File structure for the merged version
The file structure for the merged format is the same as for the stand-off format, except that no annotation file is present. For each text, then, there are two files:
- [name]-header.xml : the header file, which contains the XCES header for the text
- [name].xml :the file containing the data and the part of speech and lemma annotations
Note on file naming conventions
We have retained the file names of the data as received by the ANC for the Switchboard, CallHome, Charlotte, New York Times, and Slate data. Filenames for the Berlitz and OUP data were created by the ANC. Berlitz filenames reflect the section type (e.g., "HandR" for "Hotels and Restaurants") and the geographic region that is the subject of the document. OUP data file names consist of the author's name followed by the chapter number.
For the final release of the ANC, filenames will be normalized across all sub-corpora.
Header Structure
The ANC First Release includes a header for the entire corpus, as well as headers for each text in the corpus.
The individual text headers contain much redundant information; for this reason, the common portions of the header (the respStmt and publicationStmt) have been provided only once in separate files. Within the individual headers, XLINK is used to point to the relevant files at the point where the information in them should appear. (Note: According to W3C standards, XINCLUDE is the appropriate mechanisms for this type of inclusion. However, very few XML processors currently support XINCLUDE and we have therefore relied on XLINK for this release.)
The following shows the first few lines of a typical header. Links to the common portions are highlighted.
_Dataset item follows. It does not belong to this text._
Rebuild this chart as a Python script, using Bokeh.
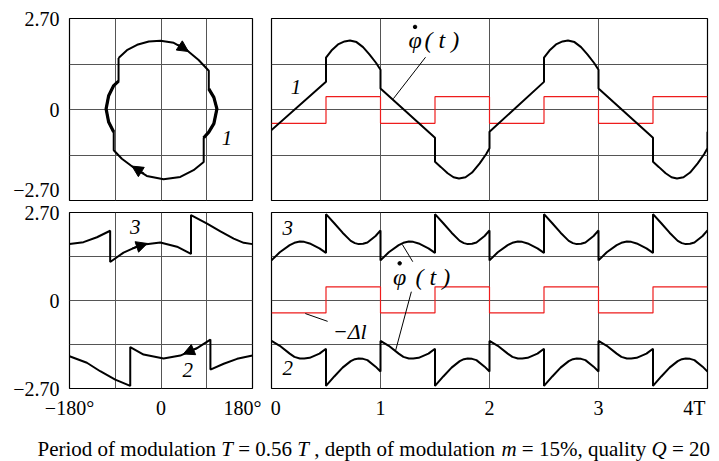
from bokeh.plotting import figure
from bokeh.models import Range1d, FixedTicker, LinearAxis, Grid, Arrow, NormalHead
from bokeh.layouts import column, row
from bokeh.embed import file_html
from bokeh.resources import INLINE
from bokeh.core.properties import value

FONT = "Liberation Serif"
RED = "#ee1c1c"
GRID = "#555555"
NB = "\u00a0"

# ---------------- data ----------------
# top-left: phase portrait of curve 1 (phase in degrees, normalised phase velocity)
tl_loop_x = [-83.5, -67, -47, -24, -1, 25, 51, 74, 94, 94, 104, 110, 104, 94, 84, 84,
             64, 38, 5, -28, -54, -77, -93, -93, -103, -108, -103, -93, -83.5, -83.5]
tl_loop_y = [1.53, 1.76, 1.92, 2.02, 2.04, 1.98, 1.76, 1.47, 1.15, 0.61, 0.36, 0.02, -0.42,
             -0.67, -0.84, -1.56, -1.80, -2.00, -2.07, -1.97, -1.72, -1.46, -1.21, -0.67,
             -0.37, 0.02, 0.41, 0.71, 0.84, 1.53]
tl_right_arc_x = [94, 104, 110, 104, 94, 84]
tl_right_arc_y = [0.61, 0.36, 0.02, -0.42, -0.67, -0.84]
tl_left_arc_x = [-93, -103, -108, -103, -93, -83.5]
tl_left_arc_y = [-0.67, -0.37, 0.02, 0.41, 0.71, 0.84]

# top-right: phase velocity of curve 1 versus time (units of T) and the modulation
tr_t = [0, 0.5, 0.5, 0.55, 0.61, 0.67, 0.72, 0.78, 0.84, 0.90, 0.96, 1.0, 1.0, 1.5, 1.5,
        1.555, 1.616, 1.67, 1.72, 1.78, 1.84, 1.91, 1.97, 2.0, 2.0,
        2.5, 2.5, 2.55, 2.61, 2.67, 2.72, 2.78, 2.84, 2.90, 2.96, 3.0, 3.0, 3.5, 3.5,
        3.555, 3.616, 3.67, 3.72, 3.78, 3.84, 3.91, 3.97, 4.0, 4.0]
tr_y = [-0.61, 0.82, 1.54, 1.75, 1.93, 2.02, 2.05, 2.00, 1.85, 1.63, 1.38, 1.18, 0.62, -0.84,
        -1.55, -1.71, -1.89, -2.01, -2.05, -2.01, -1.87, -1.60, -1.32, -1.15, -0.66,
        0.82, 1.54, 1.75, 1.93, 2.02, 2.05, 2.00, 1.85, 1.63, 1.38, 1.18, 0.62, -0.84,
        -1.55, -1.71, -1.89, -2.01, -2.05, -2.01, -1.87, -1.60, -1.32, -1.15, -0.66]
tr_mod_t = [0, 0.5, 1, 1.5, 2, 2.5, 3, 3.5, 4]
tr_mod_y = [-0.41, 0.38, -0.41, 0.38, -0.41, 0.38, -0.41, 0.38, 0.38]

# bottom-left: phase portraits of curves 3 and 2
bl3_x = [-180, -152.5, -126, -100, -100, -73.7, -40.8, -1.4, 31.5, 59, 59, 90.6, 116.9,
         143, 162.7, 180]
bl3_y = [1.73, 1.79, 1.94, 2.14, 1.18, 1.47, 1.70, 1.78, 1.65, 1.43, 2.62, 2.36, 2.12,
         1.90, 1.77, 1.73]
bl2_x = [-180, -145.8, -119.6, -90, -60.5, -60.5, -34.3, 5.1, 38, 71, 97.2, 97.2, 123.4,
         149.7, 180]
bl2_y = [-1.71, -1.91, -2.17, -2.43, -2.62, -1.43, -1.66, -1.78, -1.69, -1.46, -1.20,
         -2.12, -1.94, -1.79, -1.69]

# bottom-right: curves 3 and 2 versus time and the modulation
br_t = [0, 0.076, 0.167, 0.21, 0.26, 0.30, 0.35, 0.44, 0.5, 0.5, 0.576, 0.652, 0.727, 0.765, 0.80, 0.84, 0.88, 0.955, 1.0,
        1.0, 1.076, 1.167, 1.21, 1.26, 1.30, 1.35, 1.44, 1.5, 1.5, 1.576, 1.652, 1.727, 1.765, 1.80, 1.84, 1.88, 1.955, 2.0,
        2.0, 2.076, 2.167, 2.21, 2.26, 2.30, 2.35, 2.44, 2.5, 2.5, 2.576, 2.652, 2.727, 2.765, 2.80, 2.84, 2.88, 2.955, 3.0,
        3.0, 3.076, 3.167, 3.21, 3.26, 3.30, 3.35, 3.44, 3.5, 3.5, 3.576, 3.652, 3.727, 3.765, 3.80, 3.84, 3.88, 3.955, 4.0]
br3_y = [1.23, 1.48, 1.70, 1.77, 1.81, 1.80, 1.75, 1.60, 1.46, 2.65, 2.37, 2.08, 1.83, 1.76, 1.73, 1.74, 1.78, 1.98, 2.15,
         1.23, 1.48, 1.70, 1.77, 1.81, 1.80, 1.75, 1.60, 1.46, 2.65, 2.37, 2.08, 1.83, 1.76, 1.73, 1.74, 1.78, 1.98, 2.15,
         1.23, 1.48, 1.70, 1.77, 1.81, 1.80, 1.75, 1.60, 1.46, 2.65, 2.37, 2.08, 1.83, 1.76, 1.73, 1.74, 1.78, 1.98, 2.15,
         1.23, 1.48, 1.70, 1.77, 1.81, 1.80, 1.75, 1.60, 1.46, 2.65, 2.37, 2.08, 1.83, 1.76, 1.73, 1.74, 1.78, 1.98, 2.15]
br2_y = [-1.24, -1.39, -1.63, -1.73, -1.78, -1.78, -1.76, -1.63, -1.48, -2.62, -2.33, -2.06, -1.86, -1.80, -1.78, -1.79, -1.83, -2.03, -2.18,
         -1.24, -1.39, -1.63, -1.73, -1.78, -1.78, -1.76, -1.63, -1.48, -2.62, -2.33, -2.06, -1.86, -1.80, -1.78, -1.79, -1.83, -2.03, -2.18,
         -1.24, -1.39, -1.63, -1.73, -1.78, -1.78, -1.76, -1.63, -1.48, -2.62, -2.33, -2.06, -1.86, -1.80, -1.78, -1.79, -1.83, -2.03, -2.18,
         -1.24, -1.39, -1.63, -1.73, -1.78, -1.78, -1.76, -1.63, -1.48, -2.62, -2.33, -2.06, -1.86, -1.80, -1.78, -1.79, -1.83, -2.03, -2.18]
br_mod_t = [0, 0.5, 1, 1.5, 2, 2.5, 3, 3.5, 4]
br_mod_y = [-0.38, 0.42, -0.38, 0.42, -0.38, 0.42, -0.38, 0.42, 0.42]

# axes: ranges, grid lines and tick labels
y_range = (-2.7, 2.7)
y_grid = [-1.35, 0, 1.35]
tl_y_ticks = [-2.38, 0, 2.7]
bl_y_ticks = [-2.7, 0, 2.68]
y_tick_labels = ["\u22122.70", "0", "2.70"]
phase_range = (-180, 180)
phase_grid = [-90, 0, 90]
phase_ticks = [-180, 0, 165]
phase_tick_labels = ["\u2212180\u00b0", "0", "180\u00b0"]
time_range = (0, 4)
time_grid = [1, 2, 3]
time_ticks = [0.04, 1, 2, 3, 3.88]
time_tick_labels = ["0", "1", "2", "3", "4T"]

caption_parts = ["Period of modulation" + NB, "T", NB + "=" + NB + "0.56" + NB, "T",
                 NB + "," + NB + "depth of modulation" + NB, "m", NB + "=" + NB + "15%, quality" + NB,
                 "Q", NB + "=" + NB + "20"]
caption_styles = ["normal", "italic", "normal", "italic", "normal", "italic", "normal", "italic", "normal"]
caption_x = [37, 220.75, 232.43, 296.77, 308.45, 501, 516.1, 651, 666.2]


def make_fig(w, h, xr, xgrid, bl, br, bt, bb):
    p = figure(width=w, height=h, x_range=Range1d(*xr), y_range=Range1d(*y_range),
               x_axis_location=None, y_axis_location=None, toolbar_location=None,
               output_backend="svg", min_border_left=bl, min_border_right=br,
               min_border_top=bt, min_border_bottom=bb)
    p.center = [r for r in p.center if not isinstance(r, Grid)]
    p.add_layout(Grid(dimension=0, ticker=FixedTicker(ticks=xgrid),
                      grid_line_color=GRID, grid_line_width=1), "center")
    p.add_layout(Grid(dimension=1, ticker=FixedTicker(ticks=y_grid),
                      grid_line_color=GRID, grid_line_width=1), "center")
    p.outline_line_color = "black"
    p.outline_line_width = 1.2
    p.background_fill_color = "white"
    p.border_fill_color = "white"
    return p


def style_axis(ax, ticks, labels, standoff):
    ax.ticker = FixedTicker(ticks=ticks)
    ax.major_label_overrides = {t: l for t, l in zip(ticks, labels)}
    ax.axis_line_color = None
    ax.major_tick_line_color = None
    ax.minor_tick_line_color = None
    ax.major_label_text_font = FONT
    ax.major_label_text_font_size = "20px"
    ax.major_label_text_color = "black"
    ax.major_label_standoff = standoff


def add_text(p, x, y, txt, size, style="italic", align="center"):
    p.text(x=[x], y=[y], text=[txt], text_font=value(FONT), text_font_size=size,
           text_font_style=style, text_align=align, text_baseline="middle",
           text_color="black")


def add_phi(p, xphi, xrest, y, ydot):
    # dotted phi followed by "( t )"
    add_text(p, xphi, y, "\u03c6", "24px")
    p.scatter([xphi], [ydot], size=3.5, color="black")
    add_text(p, xrest, y, "(" + NB + "t" + NB + ")", "24px", align="left")


def add_arrow(p, x0, y0, x1, y1):
    p.add_layout(Arrow(x_start=x0, y_start=y0, x_end=x1, y_end=y1, line_width=2,
                       line_color="black",
                       end=NormalHead(size=11, fill_color="black", line_color="black",
                                      line_width=1)))


# ---------------- top-left ----------------
tl = make_fig(261, 201, phase_range, phase_grid, 69, 9, 18, 1)
ax = LinearAxis()
style_axis(ax, tl_y_ticks, y_tick_labels, 4)
tl.add_layout(ax, "left")
tl.line(tl_loop_x, tl_loop_y, line_color="black", line_width=2)
tl.line(tl_right_arc_x, tl_right_arc_y, line_color="black", line_width=3.2)
tl.line(tl_left_arc_x, tl_left_arc_y, line_color="black", line_width=3.2)
add_arrow(tl, 34, 1.92, 54, 1.72)
add_arrow(tl, -34, -1.90, -57, -1.68)
add_text(tl, 130, -0.86, "1", "21px")

# ---------------- top-right ----------------
tr = make_fig(450, 201, time_range, time_grid, 10, 4, 18, 1)
tr.step(tr_mod_t, tr_mod_y, mode="after", line_color=RED, line_width=1.2)
tr.line(tr_t, tr_y, line_color="black", line_width=2)
tr.segment(x0=[1.413], y0=[1.55], x1=[1.118], y1=[0.32], line_color="black", line_width=1)
add_phi(tr, 1.317, 1.404, 2.05, 2.45)
add_text(tr, 0.224, 0.67, "1", "21px")

# ---------------- bottom-left ----------------
bl = make_fig(261, 220, phase_range, phase_grid, 69, 9, 11, 27)
ax = LinearAxis()
style_axis(ax, bl_y_ticks, y_tick_labels, 4)
bl.add_layout(ax, "left")
ax = LinearAxis()
style_axis(ax, phase_ticks, phase_tick_labels, 2)
bl.add_layout(ax, "below")
bl.line(bl3_x, bl3_y, line_color="black", line_width=2)
bl.line(bl2_x, bl2_y, line_color="black", line_width=2)
add_arrow(bl, -56, 1.60, -27, 1.75)
add_arrow(bl, 71, -1.46, 44, -1.64)
add_text(bl, -50.6, 2.24, "3", "21px")
add_text(bl, 52.4, -2.12, "2", "21px")

# ---------------- bottom-right ----------------
br = make_fig(450, 220, time_range, time_grid, 10, 4, 11, 27)
ax = LinearAxis()
style_axis(ax, time_ticks, time_tick_labels, 2)
br.add_layout(ax, "below")
br.step(br_mod_t, br_mod_y, mode="after", line_color=RED, line_width=1.2)
br.line(br_t, br3_y, line_color="black", line_width=2)
br.line(br_t, br2_y, line_color="black", line_width=2)
br.segment(x0=[1.296, 1.283, 0.515], y0=[1.19, 0.27, -0.64],
           x1=[1.2, 1.139, 0.31], y1=[1.72, -1.53, -0.40], line_color="black", line_width=1)
add_phi(br, 1.176, 1.322, 0.72, 1.14)
add_text(br, 0.718, -0.94, "\u2212\u0394l", "22px")
add_text(br, 0.148, 2.23, "3", "21px")
add_text(br, 0.148, -2.08, "2", "21px")

# ---------------- caption ----------------
cap = figure(width=719, height=40, x_range=Range1d(0, 719), y_range=Range1d(0, 40),
             x_axis_location=None, y_axis_location=None, toolbar_location=None,
             output_backend="svg", min_border=0)
cap.center = [r for r in cap.center if not isinstance(r, Grid)]
cap.outline_line_color = None
for txt, st, x in zip(caption_parts, caption_styles, caption_x):
    cap.text(x=[x], y=[13], text=[txt], text_font=value(FONT), text_font_size="21px",
             text_font_style=st, text_align="left", text_baseline="alphabetic",
             text_color="black")

layout = column(row(tl, tr), row(bl, br), cap)
open("out.html", "w").write(file_html(layout, INLINE))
<?xml version="1.0" encoding="utf-8"?>
<header xmlns="http://www.xces.org/schema/2003" xmlns:xlink="http://www.w3.org/1999/xlink" xmlns:xsi="http://www.w3.org/2001/XMLSchema-instance" creator="KBS" version="1.0" date.created="2003-09-12" xsi:schemaLocation="http://www.xces.org/schema/2003 /ANC/xcesHeader.xsd">
<fileDesc>
<titleStmt>
<title>A Stitch in Time : Chapter 1</title>
<respStmtLink xlink:href="/ANC/respStmt.xml" />
</titleStmt>
<publicationStmtLink xlink:href="/ANC/publicationStmt.xml" />
<sourceDesc> ...